Two players in particular, Wolverine Maddie Nolan and former Terp and current Buckeye Taylor Mikesell, torched Maryland. Nolan scored 21 points, all coming from seven three-pointers, while Mikesell erupted with 33 points, 15 of which came from threes.
Again and again, these players found themselves with enough space to get off clean shots. They burned a Terps defense that consistently lost track of shooters to disastrous consequences.
After facing Ohio State and Michigan, the No. 1 and No. 7 ranked Big Ten teams in three-point percentage, respectively, Maryland received an opportunity to put the defensive lessons they learned from those losses against a less explosive Northwestern squad. The Wildcats rank No. 13 in the Big Ten in three-point shooting at 30.4 percent, and the Terps capitalized on their shooting woes. They forced Northwestern into a dismal 5-of-20 performance from behind the arc.
“Big emphasis. It’s an area that we have to improve defensively,” coach Brenda Frese said about her team’s three-point defense. “ A credit to the team, I thought they did a great job really locking in.”
Even Northwestern’s best shooters struggled. Laya Hartman leads the team in three-point percentage at a scorching 45.2 percent clip, and Veronica Burton shoots threes at the highest volume for the Wildcats, making a solid 34.2 percent of her outside shots. Combined, those two players went 3-of-11 from deep.
The Terps played their “one” look on defense, a matchup 1-2-2 zone defense that packs the paint and prevents inside shots. While the scheme doesn’t concede outside shots to the offense, it does, at times, invite the offense to step into seemingly open shots that become semi-contested ones quickly.

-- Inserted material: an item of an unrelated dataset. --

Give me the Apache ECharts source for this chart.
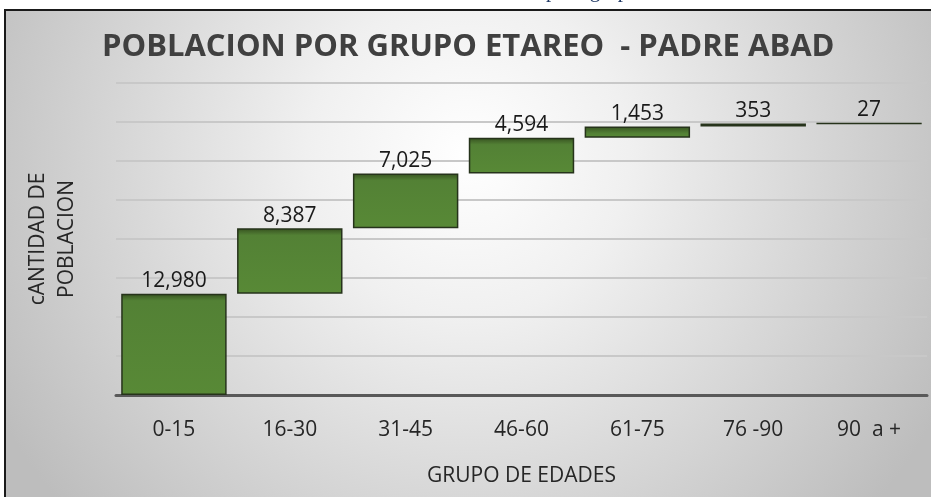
<!DOCTYPE html>
<html>
<head>
<meta charset="utf-8">
<script src="https://cdn.jsdelivr.net/npm/echarts/dist/echarts.min.js"></script>
<style>
  html, body { margin: 0; padding: 0; background: #fff; }
  #chart { width: 931px; height: 497px; }
</style>
</head>
<body>
<div id="chart"></div>
<script>
// datos
var grupos = ['0-15', '16-30', '31-45', '46-60', '61-75', '76 -90', '90  a +'];
var poblacion = [12980, 8387, 7025, 4594, 1453, 353, 27];
var ejeMin = 0;
var ejeMax = 40000;
var ejeIntervalo = 5000;

// base invisible para la cascada (acumulado anterior)
var base = [];
var acum = 0;
poblacion.forEach(function (v) {
  base.push(acum);
  acum += v;
});

var myChart = echarts.init(document.getElementById('chart'));

// sombra interior de ~7px arriba, como en Excel
function verde(p) {
  var alto = p.value / (ejeMax - ejeMin) * 312;
  var s = Math.min(1, 7 / Math.max(alto, 0.1));
  return new echarts.graphic.LinearGradient(0, 0, 0, 1, [
    { offset: 0, color: '#34511d' },
    { offset: s * 0.5, color: '#45692b' },
    { offset: s, color: '#538135' },
    { offset: 1, color: '#588936' }
  ]);
}

var option = {
  backgroundColor: '#ffffff',
  animation: false,
  title: {
    text: 'POBLACION POR GRUPO ETAREO  - PADRE ABAD',
    left: 102,
    top: 32,
    padding: 0,
    textStyle: {
      fontFamily: 'Open Sans',
      fontWeight: 'bold',
      fontSize: 31,
      color: '#404040'
    }
  },
  graphic: [
    {
      type: 'rect',
      z: -10,
      shape: { x: 5, y: 10, width: 926, height: 487 },
      style: {
        fill: new echarts.graphic.RadialGradient(0.5, 0.3, 1.1, [
          { offset: 0, color: '#ffffff' },
          { offset: 0.3, color: '#f0f0f0' },
          { offset: 1, color: '#bdbdbd' }
        ])
      }
    },
    {
      type: 'polyline',
      z: 100,
      shape: { points: [[5, 497], [5, 10], [931, 10]] },
      style: { stroke: '#1a1a1a', lineWidth: 2, fill: null }
    },
    {
      type: 'text',
      z: 100,
      style: {
        text: 'por   grupo',
        x: 546,
        y: -9,
        verticalAlign: 'middle',
        fill: '#1f3864',
        font: '21px "Liberation Serif"'
      }
    }
  ],
  grid: {
    left: 116,
    right: 4,
    top: 83,
    bottom: 102
  },
  xAxis: {
    type: 'category',
    data: grupos,
    name: 'GRUPO DE EDADES',
    nameLocation: 'middle',
    nameGap: 71,
    nameTextStyle: {
      fontFamily: 'Open Sans',
      fontSize: 21,
      color: '#262626'
    },
    axisLine: { lineStyle: { color: '#595959', width: 3 } },
    axisTick: { inside: true, length: 6, lineStyle: { color: '#595959', width: 3 } },
    axisLabel: {
      margin: 25,
      fontFamily: 'Open Sans',
      fontSize: 21,
      color: '#262626'
    }
  },
  yAxis: {
    type: 'value',
    min: ejeMin,
    max: ejeMax,
    interval: ejeIntervalo,
    name: 'cANTIDAD DE\nPOBLACION',
    nameLocation: 'middle',
    nameRotate: 90,
    nameGap: 34,
    nameTextStyle: {
      fontFamily: 'Open Sans',
      fontSize: 21,
      lineHeight: 29,
      color: '#262626'
    },
    axisLine: { show: false },
    axisTick: { show: false },
    axisLabel: { show: false },
    splitLine: { lineStyle: { color: '#c8c8c8', width: 2 } }
  },
  series: [
    {
      name: 'base',
      type: 'bar',
      stack: 'total',
      silent: true,
      barCategoryGap: '9%',
      itemStyle: { color: 'transparent', borderColor: 'transparent' },
      data: base
    },
    {
      name: 'poblacion',
      type: 'bar',
      stack: 'total',
      barCategoryGap: '9%',
      itemStyle: {
        color: verde,
        borderColor: '#26331b',
        borderWidth: 1.5
      },
      label: {
        show: true,
        position: 'top',
        distance: 2,
        fontFamily: 'Open Sans',
        fontSize: 21,
        color: '#1a1a1a',
        formatter: function (p) {
          return p.value.toLocaleString('en-US');
        }
      },
      data: poblacion
    }
  ]
};

myChart.setOption(option);
</script>
</body>
</html>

“We were definitely baiting them to shoot, and they were struggling a little bit from the three-point line,” Shyanne Sellers said. “Now we’re not trying to give them free shots but definitely daring them to take [threes] rather than driving.”
Burton took a catch-and-shoot three-pointer early in the second quarter. She was open, but she was well behind the three-point arc at the top of the key. Sellers jumped up and out, moving forward toward Burton to contest the attempt, which rang off the back of the rim and into a Maryland defender’s arms.
Northwestern coach Joe McKeown felt that his team mostly took the right shots at the time but rushed some threes when better shots were available.
“You got to make them if you’re going to beat Maryland,” McKeown said.
Frese said her team hasn’t played as much of that 1-2-2 zone as they did against Northwestern, and that the Terps did a good job rotating and covering for each other as one cohesive unit.
The team’s practices after the losses to Michigan and Ohio State were filled with discussions about their defense as a whole and their perimeter game. The team talked to resolve issues and to stay on the same page before they stepped on the court for live action.
“It’s just moreso talking to people, telling people where to be and finding a box out when the shot goes up,” Sellers said. “In a zone it’s all about team effort and team communication.”